I was surprised to see the explanation given on the timephysics website was almost identical to the one I gave you a few posts ago. There are a lot of ways to look at time.


i look at time as a perception, i can't see it being something of substance

vanaheim's photo
Wed 01/08/14 01:28 AM
Well in terms of math the big thing Einstein did was challenge Newton, which nobody else vocally did (but did experiments that showed discrepencies), and Newton's perception of time was based in ages old Euclidean math, which is understandable because in Mediaeval Europe on of the crimes of heresy was to "contradict scientific reason" and the Church had established "scientific reason" to be defined by Euclidean ideas in Greek scholarship way back in the time of Constantine. It was a big thing at the time, very scary. As recently as 1890 the British were still sentencing people for vampirism, anger religious fanatics at your peril back then.

Anyhoo, Newton's Euclidean premise in his math is that time is a universal constant. Einstein looked at the work of his contemporaries and noted that it actually appears that time is relative and there must be some other universal constant. You need a universal constant for math to work, to make equations with hypotheses, even if you have to make one up.

The speed of light is in fact relative. It changes by medium but here's the problem: everything is a medium. The speed of light changes a little between interplanetary, interstellar and intergalactic space, that's been measured. Small, but a difference.
What you don't get is an isotropic variation so it's really light that has no substance, it's a dynamic field you're trying to measure for rate of change in a medium.

Time however, now with no longer the status of universal constant most definitely has a substance. It is an expression of "now".
In order to have three dimensions and a physical object, you require a fourth, the moment in which it exists. Time is a part of the other three dimensions, it is a spatial field of relative variance.

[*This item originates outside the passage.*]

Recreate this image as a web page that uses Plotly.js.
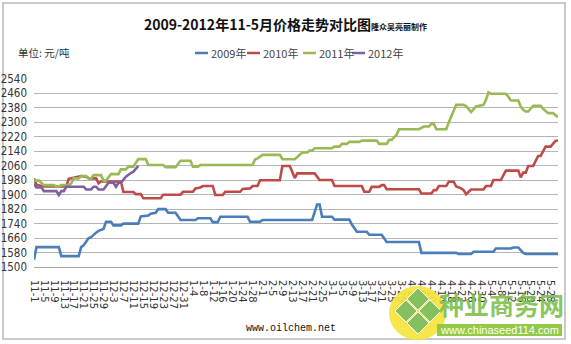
<!DOCTYPE html>
<html>
<head>
<meta charset="utf-8">
<script src="https://cdn.plot.ly/plotly-3.0.1.min.js"></script>
<style>
html,body{margin:0;padding:0;background:#fff;}
#chart{width:571px;height:344px;}
</style>
</head>
<body>
<div id="chart"></div>
<script>
// ---- Data (x = day offset from Nov 1; values in 元/吨) ----
const tickLabels = ["11-1","11-5","11-9","11-13","11-17","11-21","11-25","11-29","12-3","12-7","12-11","12-15","12-19","12-23","12-27","12-31","1-4","1-8","1-12","1-16","1-20","1-24","1-28","2-1","2-5","2-9","2-13","2-17","2-21","2-25","3-1","3-5","3-9","3-13","3-17","3-21","3-25","3-29","4-2","4-6","4-10","4-14","4-18","4-22","4-26","4-30","5-4","5-8","5-12","5-16","5-20","5-24","5-28"];
const tickDays = [0,4,8,12,16,20,24,28,32,36,40,44,48,52,56,60,64,68,72,76,80,84,88,92,96,100,104,108,112,116,120,124,128,132,136,140,144,148,152,156,160,164,168,172,176,180,184,188,192,196,200,204,208];

const seriesNames = ["2009年","2010年","2011年","2012年"];
const seriesColors = ["#4a7ebb","#be4b48","#98b954","#7d60a0"];

const x2009 = [0,1,10,11,18,19,20,21,22,23,24,25,26,28,29,31,32,35,36,42,43,46,47,49,50,53,54,57,59,65,66,71,72,74,75,86,87,91,92,112,114,115,116,120,121,127,128,129,130,134,135,140,141,142,155,156,170,171,176,177,185,186,192,193,195,196,197,198,211];
const y2009 = [1540,1610,1610,1560,1560,1610,1620,1640,1660,1665,1680,1690,1700,1710,1750,1750,1730,1730,1740,1740,1780,1785,1795,1800,1820,1820,1800,1800,1760,1760,1770,1770,1748,1748,1778,1778,1750,1750,1760,1760,1846,1846,1778,1778,1762,1762,1735,1715,1695,1695,1678,1678,1660,1638,1638,1578,1578,1572,1572,1584,1584,1602,1602,1608,1608,1590,1578,1572,1572];

const x2010 = [0,1,4,13,14,17,19,21,22,25,26,27,35,36,40,41,43,44,51,52,59,60,64,65,67,68,72,73,76,77,83,84,87,88,90,91,99,100,103,105,106,113,115,120,121,132,133,135,136,139,140,141,142,155,156,160,161,162,163,166,167,169,170,172,173,174,176,181,182,184,185,188,190,195,196,197,198,199,201,203,204,206,208,210,211];
const y2010 = [1990,1955,1945,1945,1988,1996,2003,2000,1990,1990,1963,1973,1973,1915,1915,1903,1903,1880,1880,1900,1900,1916,1916,1935,1940,1948,1948,1898,1898,1916,1916,1932,1935,1948,1948,1980,1980,2059,2059,1992,2018,2018,1981,1981,1948,1948,1916,1916,1943,1943,1953,1953,1930,1930,1907,1907,1925,1925,1948,1948,1972,1972,1945,1935,1925,1903,1929,1929,1948,1948,1981,1981,2033,2033,1996,2022,2022,2059,2059,2114,2114,2166,2166,2197,2200];

const x2011 = [0,2,4,8,9,10,11,14,15,16,18,19,21,22,23,24,27,28,29,31,34,35,37,38,40,41,42,45,46,52,53,57,58,59,63,64,66,67,88,89,90,91,92,99,100,105,106,108,110,111,112,113,120,121,123,124,126,127,131,132,138,139,142,143,144,146,147,155,157,159,160,161,162,166,167,168,170,173,174,176,177,178,181,182,183,184,190,191,192,195,196,197,198,199,201,204,205,206,207,209,211];
const y2011 = [1978,1978,1953,1953,1945,1945,1953,1953,1963,1990,1990,2003,2003,1990,1990,2008,2008,1978,1978,2014,2014,2040,2040,2055,2055,2073,2097,2097,2064,2064,2052,2052,2070,2088,2088,2055,2055,2064,2064,2095,2101,2112,2120,2120,2096,2096,2110,2133,2133,2144,2144,2157,2157,2166,2166,2181,2181,2192,2192,2199,2199,2181,2181,2203,2203,2231,2262,2262,2277,2277,2292,2292,2262,2262,2300,2330,2397,2397,2390,2357,2370,2388,2397,2425,2466,2458,2458,2443,2421,2421,2388,2370,2360,2360,2392,2392,2375,2360,2351,2351,2329];

const x2012 = [0,1,3,4,9,10,11,12,13,20,21,23,24,25,26,28,30,32,33,34,35,37,39,40,42];
const y2012 = [1960,1940,1940,1920,1920,1898,1920,1920,1944,1944,1929,1929,1944,1944,1929,1929,1966,1966,1944,1966,1966,2000,2020,2027,2059];

const xs = [x2009,x2010,x2011,x2012];
const ys = [y2009,y2010,y2011,y2012];

// ---- Layout helpers (pixel -> paper) ----
const L = 34, R = 13, T = 79, B = 77, W = 571, H = 344;
const PW = W - L - R, PH = H - T - B;
const px = p => (p - L) / PW;
const py = p => (H - B - p) / PH;

const traces = xs.map((x, i) => ({
  x: x, y: ys[i], type: 'scatter', mode: 'lines', name: seriesNames[i],
  line: {color: seriesColors[i], width: 2.6}, hoverinfo: 'x+y', showlegend: false
}));

const narrow = "Liberation Sans Narrow, DejaVu Sans Condensed, Liberation Sans, Noto Sans CJK SC, sans-serif";
const cjk = "Liberation Sans Narrow, Noto Sans CJK SC, sans-serif";

const shapes = [
  {type:'rect', xref:'paper', yref:'paper', x0:px(3), x1:px(565), y0:py(3), y1:py(339),
   line:{color:'#b8b8b8', width:1.5}, fillcolor:'rgba(0,0,0,0)', layer:'below'}
];
const annotations = [
  {xref:'paper', yref:'paper', x:px(16), y:py(52), xanchor:'left', yanchor:'middle', showarrow:false,
   text:'单位: 元/吨', font:{family:'Noto Sans CJK SC, sans-serif', size:10.5, color:'#333'}},
  {xref:'paper', yref:'paper', x:px(291), y:py(328), xanchor:'center', yanchor:'middle', showarrow:false,
   text:'www.oilchem.net', font:{family:'Liberation Mono, DejaVu Sans Mono, monospace', size:10, color:'#111'}}
];

// custom legend
const legendStarts = [195, 247, 303, 352];
seriesNames.forEach((n, i) => {
  const x0 = legendStarts[i];
  shapes.push({type:'line', xref:'paper', yref:'paper', x0:px(x0), x1:px(x0+13), y0:py(53), y1:py(53),
    line:{color:seriesColors[i], width:2.5}});
  annotations.push({xref:'paper', yref:'paper', x:px(x0+14), y:py(53), xanchor:'left', yanchor:'middle',
    showarrow:false, text:n, font:{family:cjk, size:11, color:'#444'}});
});

// watermark logo (decoration)
shapes.push({type:'circle', xref:'paper', yref:'paper', x0:px(389), x1:px(446), y0:py(286), y1:py(340),
  fillcolor:'rgba(245,228,60,0.92)', line:{width:0}, layer:'above'});
const dc = [[418,299],[406,311],[430,311],[418,323]];
dc.forEach(c => {
  const h = 11;
  const path = 'M' + px(c[0]) + ',' + py(c[1]-h) + ' L' + px(c[0]+h) + ',' + py(c[1]) +
               ' L' + px(c[0]) + ',' + py(c[1]+h) + ' L' + px(c[0]-h) + ',' + py(c[1]) + ' Z';
  shapes.push({type:'path', xref:'paper', yref:'paper', path:path, fillcolor:'rgba(125,190,95,0.95)',
    line:{color:'rgba(255,255,255,0.9)', width:1}, layer:'above'});
});
shapes.push({type:'rect', xref:'paper', yref:'paper', x0:px(437), x1:px(562), y0:py(324), y1:py(336),
  fillcolor:'rgba(140,198,63,0.95)', line:{width:0}, layer:'above'});
annotations.push({xref:'paper', yref:'paper', x:px(501), y:py(304), xanchor:'center', yanchor:'middle',
  showarrow:false, text:'<b>种业商务网</b>', font:{family:'Noto Sans CJK SC, sans-serif', size:25, color:'rgba(122,190,70,0.9)'}});
annotations.push({xref:'paper', yref:'paper', x:px(499), y:py(330), xanchor:'center', yanchor:'middle',
  showarrow:false, text:'www.chinaseed114.com', font:{family:'Liberation Sans, Arial, sans-serif', size:11, color:'#ffffff'}});

const layout = {
  width: W, height: H,
  margin: {l:L, r:R, t:T, b:B, pad:0},
  paper_bgcolor:'#ffffff', plot_bgcolor:'#ffffff',
  title: {
    text: '<b>2009-2012年11-5月价格走势对比图<span style="font-size:8px">隆众吴亮丽制作</span></b>',
    x: 0.5, xref:'container', xanchor:'center',
    y: 1 - 25/H, yref:'container', yanchor:'middle',
    font: {family:'Noto Sans CJK SC, sans-serif', size:14, color:'#111'}
  },
  xaxis: {
    range:[0,211], tickmode:'array', tickvals:tickDays, ticktext:tickLabels, tickangle:90,
    showgrid:false, zeroline:false, showline:true, linecolor:'#a8a8a8', linewidth:1,
    ticks:'', ticklabelstandoff:10,
    tickfont:{family:'DejaVu Sans, sans-serif', size:10, color:'#333'}, fixedrange:true
  },
  yaxis: {
    range:[1500,2540], tick0:1500, dtick:80, showgrid:true, gridcolor:'#b4b4b4', gridwidth:1,
    zeroline:false, showline:false, ticks:'', ticklabelstandoff:6,
    tickfont:{family:narrow, size:11.5, color:'#333'}, fixedrange:true
  },
  shapes: shapes,
  annotations: annotations,
  showlegend:false
};

Plotly.newPlot('chart', traces, layout, {displayModeBar:false, staticPlot:true});
</script>
</body>
</html>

Not entirely unlike light, but light has much less variance.

metalwing's photo
Wed 01/08/14 08:09 AM
Time is usually considered the fourth dimension. In vector mathematics it is just another variable to consider in the dimensional variables.

The final exam in one of my math courses was to find the vector location of a speck of dust on the tip of a helicopter blade with a given rotation speed in a 30 degree bank at a given forward velocity and a given rate of climb x seconds after a given position.

Time is just a function of the movement of three dimensional space from one "now" to the next.

Conrad_73's photo
Wed 01/08/14 08:14 AM

Why don't you read up about Quantum Action, which is 10000 times faster than the speed of light? Don't believe me? Check it out?
Quantum-Woo?bigsmile

no photo
Wed 01/08/14 11:38 AM


Why don't you read up about Quantum Action, which is 10000 times faster than the speed of light? Don't believe me? Check it out?
Quantum-Woo?bigsmile


Sometimes its hard to tell if someone is spouting woo or just a poorly articulated attempt at science. Quantum entanglement is real, even if we don't yet understand what it means.